Küresel finans krizi ve Covid-19 pandemisiyle ilişkilenen bu dönemde ertelen
talebin yükselmeye başlaması, azalan girdi maliyetlerinin yeniden yukarı yön
alması ve daha da önemlisi parasal genişlemelerin ve kurtarma paketlerinin
neden olduğu aşındırmanın toplam etkisi güçlü ve kronik hissi veren bir
enflasyon oluşmasına neden oldu. Yani hem talebin güçlenmesi hem arzın daralıp
üretim maliyetlerinin artması hem de piyasalarda yaratılan para fazlasının üçlü
bir etkisi olduğunu değerlendiriyorum. Bu trendin bir süre daha güçlenerek
devam etmesini beklemek durumundayız.
Türkiye için de durum aynı mı?
Türkiye’de süreç biraz şiddetli
yaşanıyor. Adeta dünyanın ürettiği para fazlasının ilk faturası Türkiye’ye
çıkıyor denebilir. Üstelik neredeyse tüm dünya kriz ve pandemi dönemleri olmak
üzere iki defa parasal genişlemeye gittiği halde Türkiye sadece bir defa o da
pandemi döneminde gitmişken enflasyonun bu denli şiddetli hissedilmesi dış
konjonktürle iç konjonktürün birleşmesinden kaynaklanıyor. Bu etki diğer
ekonomileri de dolaşmaya başlayacaktır. Dünya ekonomisi daha kırılgan bir hale
gelecek denebilir. Türkiye’de bir süre daha yüksek enflasyonun etkisi altında
kalacaktır.
Türkiye ekonomisindeki sıkışmanın
küresel iktisadi sistemdeki karşılığı nedir?

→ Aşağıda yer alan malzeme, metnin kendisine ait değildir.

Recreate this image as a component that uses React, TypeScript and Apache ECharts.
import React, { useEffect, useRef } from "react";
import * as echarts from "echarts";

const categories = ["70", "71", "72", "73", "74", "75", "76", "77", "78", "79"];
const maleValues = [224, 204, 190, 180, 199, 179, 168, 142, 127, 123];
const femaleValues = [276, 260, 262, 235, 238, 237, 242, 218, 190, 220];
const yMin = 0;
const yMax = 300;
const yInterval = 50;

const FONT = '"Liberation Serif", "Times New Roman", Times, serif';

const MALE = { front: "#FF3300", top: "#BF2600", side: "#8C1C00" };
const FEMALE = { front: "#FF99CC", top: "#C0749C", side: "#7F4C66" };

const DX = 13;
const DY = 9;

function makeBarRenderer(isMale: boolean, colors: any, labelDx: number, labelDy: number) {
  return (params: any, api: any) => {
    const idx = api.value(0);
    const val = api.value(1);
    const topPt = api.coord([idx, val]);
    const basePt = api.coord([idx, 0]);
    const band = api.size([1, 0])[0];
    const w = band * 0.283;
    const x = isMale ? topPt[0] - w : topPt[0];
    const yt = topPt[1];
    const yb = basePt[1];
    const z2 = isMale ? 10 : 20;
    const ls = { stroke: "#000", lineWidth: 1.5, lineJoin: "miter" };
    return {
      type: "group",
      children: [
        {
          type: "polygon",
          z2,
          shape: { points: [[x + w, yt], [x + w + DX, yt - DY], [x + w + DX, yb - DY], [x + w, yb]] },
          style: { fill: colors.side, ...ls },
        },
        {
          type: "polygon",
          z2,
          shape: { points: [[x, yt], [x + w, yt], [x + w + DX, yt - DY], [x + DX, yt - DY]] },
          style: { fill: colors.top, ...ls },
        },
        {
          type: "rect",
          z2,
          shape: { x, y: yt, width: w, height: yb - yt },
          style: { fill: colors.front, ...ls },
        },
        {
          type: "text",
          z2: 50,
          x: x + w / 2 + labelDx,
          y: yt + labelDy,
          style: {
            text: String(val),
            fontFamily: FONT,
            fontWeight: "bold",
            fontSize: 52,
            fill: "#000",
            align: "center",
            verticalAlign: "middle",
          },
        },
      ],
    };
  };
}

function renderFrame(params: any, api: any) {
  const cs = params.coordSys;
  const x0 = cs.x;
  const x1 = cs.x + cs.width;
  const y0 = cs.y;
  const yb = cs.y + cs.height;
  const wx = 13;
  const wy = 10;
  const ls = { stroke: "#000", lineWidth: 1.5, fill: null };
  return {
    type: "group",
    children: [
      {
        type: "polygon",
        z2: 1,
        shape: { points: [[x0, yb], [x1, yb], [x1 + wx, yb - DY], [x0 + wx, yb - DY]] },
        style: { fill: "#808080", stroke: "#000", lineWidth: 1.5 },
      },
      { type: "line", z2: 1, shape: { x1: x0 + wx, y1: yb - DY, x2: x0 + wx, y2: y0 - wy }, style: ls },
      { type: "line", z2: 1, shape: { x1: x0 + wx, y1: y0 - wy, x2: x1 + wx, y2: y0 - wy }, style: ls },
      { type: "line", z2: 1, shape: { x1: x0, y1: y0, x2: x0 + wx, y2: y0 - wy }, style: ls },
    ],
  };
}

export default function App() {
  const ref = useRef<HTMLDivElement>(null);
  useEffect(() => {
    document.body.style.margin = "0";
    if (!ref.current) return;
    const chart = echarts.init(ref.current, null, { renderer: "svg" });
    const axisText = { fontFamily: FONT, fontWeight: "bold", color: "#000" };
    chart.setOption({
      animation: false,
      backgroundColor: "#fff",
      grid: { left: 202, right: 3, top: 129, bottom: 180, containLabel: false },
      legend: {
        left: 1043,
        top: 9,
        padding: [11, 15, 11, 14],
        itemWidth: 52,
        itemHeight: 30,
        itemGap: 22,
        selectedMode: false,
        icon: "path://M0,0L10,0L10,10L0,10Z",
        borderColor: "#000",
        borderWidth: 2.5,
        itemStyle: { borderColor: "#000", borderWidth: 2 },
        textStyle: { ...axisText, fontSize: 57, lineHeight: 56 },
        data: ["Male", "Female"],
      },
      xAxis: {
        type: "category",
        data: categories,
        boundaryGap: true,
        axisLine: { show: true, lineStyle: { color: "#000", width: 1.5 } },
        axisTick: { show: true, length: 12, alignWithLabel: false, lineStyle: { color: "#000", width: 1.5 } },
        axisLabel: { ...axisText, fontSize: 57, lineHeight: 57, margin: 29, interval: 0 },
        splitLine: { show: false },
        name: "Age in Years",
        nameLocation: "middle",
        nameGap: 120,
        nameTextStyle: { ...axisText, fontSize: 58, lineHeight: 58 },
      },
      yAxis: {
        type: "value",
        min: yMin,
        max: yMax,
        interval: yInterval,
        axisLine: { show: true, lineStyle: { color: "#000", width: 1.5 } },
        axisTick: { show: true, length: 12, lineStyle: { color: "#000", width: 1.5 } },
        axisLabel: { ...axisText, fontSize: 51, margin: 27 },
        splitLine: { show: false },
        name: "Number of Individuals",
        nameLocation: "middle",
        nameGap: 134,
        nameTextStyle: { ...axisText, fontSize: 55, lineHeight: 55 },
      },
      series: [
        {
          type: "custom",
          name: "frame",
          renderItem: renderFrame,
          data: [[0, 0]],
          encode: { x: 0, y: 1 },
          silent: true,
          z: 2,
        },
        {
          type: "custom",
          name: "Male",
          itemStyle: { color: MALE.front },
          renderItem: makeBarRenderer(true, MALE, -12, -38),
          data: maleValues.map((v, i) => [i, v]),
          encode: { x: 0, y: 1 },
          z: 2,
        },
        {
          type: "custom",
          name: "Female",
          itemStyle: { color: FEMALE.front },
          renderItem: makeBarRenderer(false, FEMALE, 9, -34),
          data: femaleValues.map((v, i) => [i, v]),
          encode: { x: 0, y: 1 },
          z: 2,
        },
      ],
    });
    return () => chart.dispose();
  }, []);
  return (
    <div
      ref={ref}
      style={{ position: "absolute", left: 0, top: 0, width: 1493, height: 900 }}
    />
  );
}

Öncelikle Türkiye ekonomisinin
ithalat kabiliyeti azalacağı gibi, ihracatının artması beklenir ki kaçınılmaz
olan bu kur baskısı sürecinde ekonomi yönetiminin dış ticaret dengesi üzerine
oyun kurmaya çalıştığı anlaşılmaktadır. Kategorik olarak gelişen ekonomilerden
Türkiye’deki bu enflasyonist etkinin Brezilya, Polonya, Meksika, Hindistan gibi
ekonomilere hızlıca yayılması beklenebilir. Oralarda daha şiddetlenirse
gelişmekte olan ülke gruplarında tekrar tekrar kendini gösterilebilecek bir
durum ortaya çıkabilir. Fakat bunun bir toleransı olması gerekir çünkü bu etki
gelişmiş ekonomilere yayılır ki bu küresel çapta yeni bir finans krizi anlamına
gelir. Gelişmiş ülke merkez bankaları politika kararlarını bu endişeden
bağımsız alamayacak duruma gelebilir. Şu anda Türkiye’deki iktisadi gelişmeleri
tüm dünya ekonomileri dikkatli izliyor olmalıdır. Türkiye’de problemler
derinleşirse ilk yansıması tüm dünya borsalarında kayıplar şeklinde kendini
gösterecektir. Özellikle ABD ve Avrupa bankalarının alacakları bunda
belirleyici rol oynayabilir. Bunları kötümserlik anlamında değil, fakat bütün
dünyanın aynı gemide olmaya doğru gittiğinin anlaşılması üzere söylüyorum.